Nature 415:6870 (2002) 412-416

Authors:

KM Lang, V Madhavan, JE Hoffman, EW Hudson, H Eisaki, S Uchida, JC Davis

Abstract:

Granular superconductivity occurs when microscopic superconducting grains are separated by non-superconducting regions; Josephson tunnelling between the grains establishes the macroscopic superconducting state. Although crystals of the copper oxide high-transition-temperature (high-Tc) superconductors are not granular in a structural sense, theory suggests that at low levels of hole doping the holes can become concentrated at certain locations resulting in hole-rich superconducting domains.

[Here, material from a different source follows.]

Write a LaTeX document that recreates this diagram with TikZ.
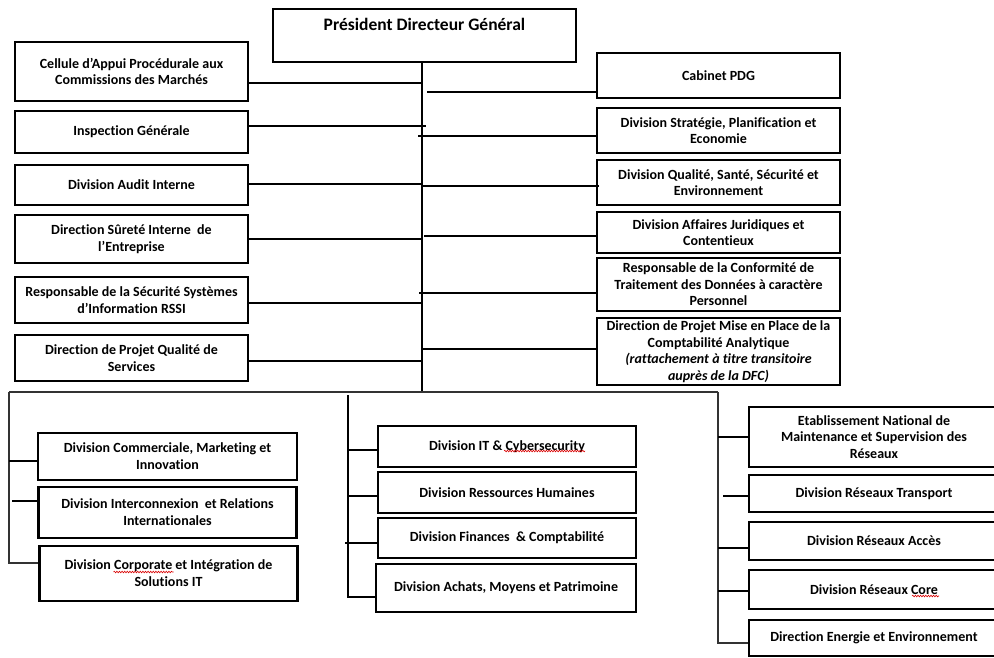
\documentclass[tikz,border=0pt]{standalone}
\usepackage{fontspec}
\setmainfont{Carlito}[Ligatures=CommonOff]
\usetikzlibrary{decorations.pathmorphing}
\begin{document}
\begin{tikzpicture}[x=1pt,y=-1pt,
  box/.style={draw, line width=2.1pt, align=center, inner sep=1pt,
    font=\bfseries\fontsize{14}{16.5}\selectfont},
  lbox/.style={box, font=\bfseries\fontsize{14}{16.8}\selectfont},
  conn/.style={line width=1.8pt},
  bar/.style={line width=1.3pt, draw=black!80},
  squig/.style={draw=red!85!black, line width=0.6pt, decorate,
    decoration={snake, amplitude=0.8pt, segment length=2.6pt}}]
\useasboundingbox (0,0) rectangle (994,657);
\clip (0,0) rectangle (994,657);

% top
\node[box, inner ysep=0pt, text height=21pt, text depth=32pt, minimum width=303,
      font=\bfseries\fontsize{17.5}{19}\selectfont] (pdg) at (424.5,35.5) {Président Directeur Général};
\coordinate (trunk) at (422,62);
\coordinate (tbot) at (422,392);

% left column
\node[box, minimum width=233, minimum height=59] (L1) at (131.5,71.5) {Cellule d’Appui Procédurale aux\\Commissions des Marchés};
\node[box, minimum width=233, minimum height=42] (L2) at (131.5,132) {Inspection Générale};
\node[box, minimum width=233, minimum height=40] (L3) at (131.5,185) {Division Audit Interne};
\node[box, minimum width=233, minimum height=48] (L4) at (131.5,239) {Direction Sûreté Interne~ de\\l’Entreprise};
\node[box, minimum width=233, minimum height=46] (L5) at (131.5,300) {Responsable de la Sécurité Systèmes\\d’Information RSSI};
\node[box, minimum width=233, minimum height=46] (L6) at (131.5,358) {Direction de Projet Qualité de\\Services};

% right column
\node[box, minimum width=243, minimum height=45] (R1) at (718.5,75.5) {Cabinet PDG};
\node[box, minimum width=243, minimum height=45] (R2) at (718.5,130.5) {Division Stratégie, Planification et\\Economie};
\node[box, minimum width=243, minimum height=45] (R3) at (718.5,182.5) {Division Qualité, Santé, Sécurité et\\Environnement};
\node[box, minimum width=243, minimum height=41] (R4) at (718.5,232.5) {Division Affaires Juridiques et\\Contentieux};
\node[box, minimum width=243, minimum height=53, inner sep=0pt] (R5) at (718.5,284.5) {Responsable de la Conformité de\\Traitement des Données à caractère\\Personnel};
\node[box, minimum width=243, minimum height=67, inner sep=0pt] (R6) at (718.5,351.5) {Direction de Projet Mise en Place de la\\Comptabilité Analytique\\\textit{(rattachement à titre transitoire}\\\textit{auprès de la DFC)}};

% trunk and upper connectors
\draw[conn] (pdg.south -| trunk) -- (tbot);
\draw[conn] (L1.east |- 0,83) -- (trunk |- 0,83);
\draw[conn] (L2.east |- 0,126) -- ([xshift=4pt]trunk |- 0,126);
\draw[conn] (L3.east |- 0,184) -- (trunk |- 0,184);
\draw[conn] (L4.east |- 0,239) -- (trunk |- 0,239);
\draw[conn] (L5.east |- 0,303) -- (trunk |- 0,303);
\draw[conn] (L6.east |- 0,361) -- (trunk |- 0,361);
\draw[conn] ([xshift=5pt]trunk |- 0,92) -- (R1.west |- 0,92);
\draw[conn] ([xshift=-4pt]trunk |- 0,136) -- (R2.west |- 0,136);
\draw[conn] (trunk |- 0,186) -- ([xshift=3pt]R3.west |- 0,186);
\draw[conn] ([xshift=2pt]trunk |- 0,236) -- (R4.west |- 0,236);
\draw[conn] ([xshift=-3pt]trunk |- 0,293) -- (R5.west |- 0,293);
\draw[conn] (trunk |- 0,349) -- (R6.west |- 0,349);

% bottom bar
\coordinate (bl) at (9,392);
\coordinate (bm) at (348,395);
\coordinate (br) at (718,392);
\draw[bar] (bl) -- (br);

% bottom-left column
\node[lbox, minimum width=259, minimum height=47] (B1) at (167.5,456.5) {Division Commerciale, Marketing et\\Innovation};
\node[lbox, minimum width=258, minimum height=51] (B2) at (167.5,512.5) {Division Interconnexion~ et Relations\\Internationales};
\node[lbox, minimum width=258, minimum height=55] (B3) at (168.5,573.5) {Division Corporate et Intégration de\\Solutions IT};
\draw[bar] (bl) |- (B3.west |- 0,563);
\draw[conn] (bl |- 0,461) -- (B1.west |- 0,461);
\draw[conn] ([xshift=3pt]bl |- 0,501) -- (B2.west |- 0,501);

% middle column
\node[lbox, minimum width=258, minimum height=41] (M1) at (507,446.5) {Division IT \& Cybersecurity};
\node[lbox, minimum width=258, minimum height=41] (M2) at (507,492.5) {Division Ressources Humaines};
\node[lbox, minimum width=258, minimum height=40] (M3) at (507,538) {Division Finances~ \& Comptabilité};
\node[lbox, minimum width=260, minimum height=48] (M4) at (506,588) {Division Achats, Moyens et Patrimoine};
\draw[conn] (bm) |- (M4.west |- 0,597);
\draw[conn] (bm |- 0,450) -- (M1.west |- 0,450);
\draw[conn] (bm |- 0,496) -- (M2.west |- 0,496);
\draw[conn] ([xshift=-3pt]bm |- 0,543) -- (M3.west |- 0,543);

% right bottom column
\node[lbox, minimum width=250, minimum height=60, inner sep=0pt] (E1) at (874,437) {Etablissement National de\\Maintenance et Supervision des\\Réseaux};
\node[lbox, minimum width=250, minimum height=37] (E2) at (874,493.5) {Division Réseaux Transport};
\node[lbox, minimum width=250, minimum height=38] (E3) at (874,541) {Division Réseaux Accès};
\node[lbox, minimum width=250, minimum height=39] (E4) at (874,589.5) {Division Réseaux Core};
\node[lbox, minimum width=250, minimum height=36] (E5) at (874,638) {Direction Energie et Environnement};
\draw[bar] (br) |- (E5.west |- 0,643);
\draw[conn] (br |- 0,437) -- (E1.west |- 0,437);
\draw[conn] ([xshift=5pt]br |- 0,496) -- (E2.west |- 0,496);
\draw[conn] (br |- 0,548) -- (E3.west |- 0,548);
\draw[conn] (br |- 0,591) -- (E4.west |- 0,591);

% spell-check underlines
\draw[squig] ([shift={(-55,-1.5)}]B3.center) -- ([shift={(5,-1.5)}]B3.center);
\draw[squig] ([shift={(-3,4.5)}]M1.center) -- ([shift={(78,4.5)}]M1.center);
\draw[squig] ([shift={(38,6.5)}]E4.center) -- ([shift={(65,6.5)}]E4.center);
\end{tikzpicture}
\end{document}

Granular superconductivity arising from tunnelling between such domains would represent a new view of the underdoped copper oxide superconductors. Here we report scanning tunnelling microscope studies of underdoped Bi2Sr2CaCu2O8+delta that reveal an apparent segregation of the electronic structure into superconducting domains that are approximately 3 nm in size (and local energy gap <50 meV), located in an electronically distinct background. We used scattering resonances at Ni impurity atoms as 'markers' for local superconductivity; no Ni resonances were detected in any region where the local energy gap Delta > 50 +/- 2.5 meV. These observations suggest that underdoped Bi2Sr2CaCu2O8+delta is a mixture of two different short-range electronic orders with the long-range characteristics of a granular superconductor.